Americans Favor Congressional Action on Crisis

PRINCETON, NJ -- Americans overwhelmingly favor Congress' passing a plan that would help fix the current Wall Street economic crisis, but a Wednesday night USA Today/Gallup poll (conducted before Thursday's high-level negotiations between President Bush and congressional leaders on a new plan) shows that by more than a 2-to-1 ratio, Americans would like to see Congress pass a different plan rather than the $700 billion plan proposed by the Bush administration.


This key question was asked of more than 1,000 Americans on Wednesday night (Sept. 24), and described the Bush administration's plan as allowing "the Treasury Department to buy and re-sell up to $700 billion of distressed assets from financial companies." With this description, and given three choices of their preferred action (pass a plan similar to the Bush plan, pass a plan different from the Bush proposal, or not take any action at all), the majority of Americans opted for the middle alternative, with smaller percentages opting for either passing the Bush plan or not taking any action.

These data suggest that Americans should in broad terms favor the type of plan Congress was working on Thursday, but may have some disagreements as the precise details become known, particularly if it is viewed as being similar to the original Bush administration proposal.

Eight out of 10 Americans say they are following news of the financial problems on Wall Street and the Bush administration's proposals very or somewhat closely, with 43% "very" closely. This ranks in the upper tier of what Gallup has measured historically for news topics.


All discussions of the current financial crisis and proposals to resolve it are highly complex, even for professionals in the financial field. One can assume that Americans who are following the news very closely are more knowledgeable than others, but the views of the closely attentive group toward the plan are little different from those of the total sample: 24% of the attentive group favors the Bush proposal, 58% a plan different from the Bush proposal, and 12% no action at all.

One reason a high percentage of Americans feel some type of plan should be passed is evident from the fact that 74% of Americans believe the U.S. economy would get worse if Congress does not act at this time.


Moreover, 4 out of 10 Americans describe the current situation as the "biggest financial crisis" in their lifetimes.


The biggest variation in responses to this question by age is among those who are 18 to 34. This group -- despite having had fewer years to be exposed to other financial crises in their lifetimes -- is actually less likely than those who are older to say this is the biggest financial crisis of their lifetimes. Americans 55 and older, some of whom may have been exposed to the Great Depression of the 1930s, are little different from the overall sample average in their views that this is the biggest financial crisis of their lifetimes.

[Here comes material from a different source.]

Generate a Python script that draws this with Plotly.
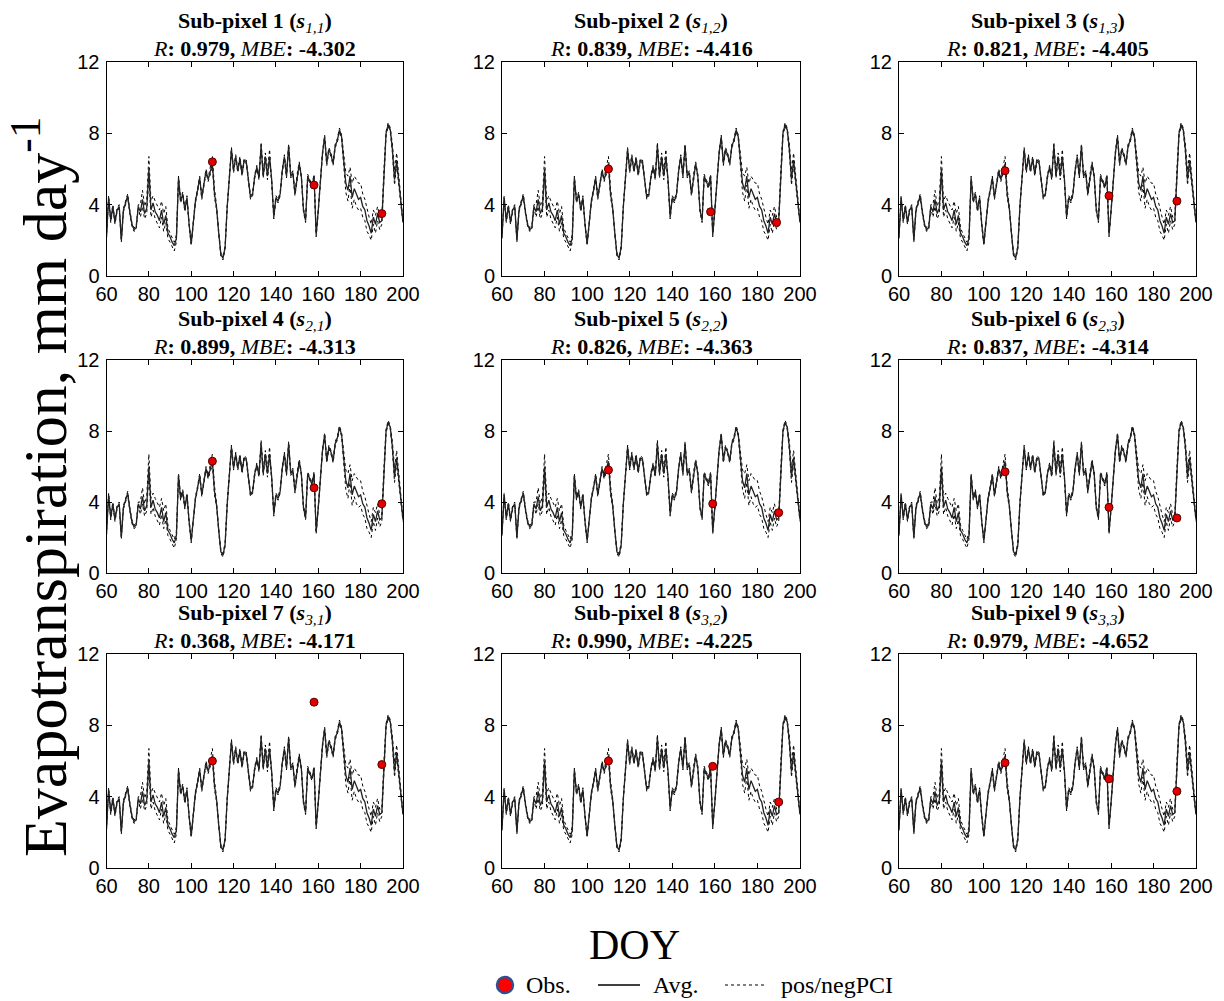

The bailout plan is still being worked out, but almost two-thirds of Americans say it would be very important to include in any government plan limits on compensation for executives at corporations that participate in the plan. About half say it is very important to include provisions to help homeowners who cannot pay their mortgages.



Survey Methods

Results are based on telephone interviews with 1,019 national adults, aged 18 and older, conducted Sept. 24, 2008. For results based on the total sample of national adults, one can say with 95% confidence that the maximum margin of sampling error is ±3 percentage points.

Interviews are conducted with respondents on land-line telephones (for respondents with a land-line telephone) and cellular phones (for respondents who are cell-phone only).

In addition to sampling error, question wording and practical difficulties in conducting surveys can introduce error or bias into the findings of public opinion polls. Polls conducted entirely in one day, such as this one, are subject to additional error or bias not found in polls conducted over several days.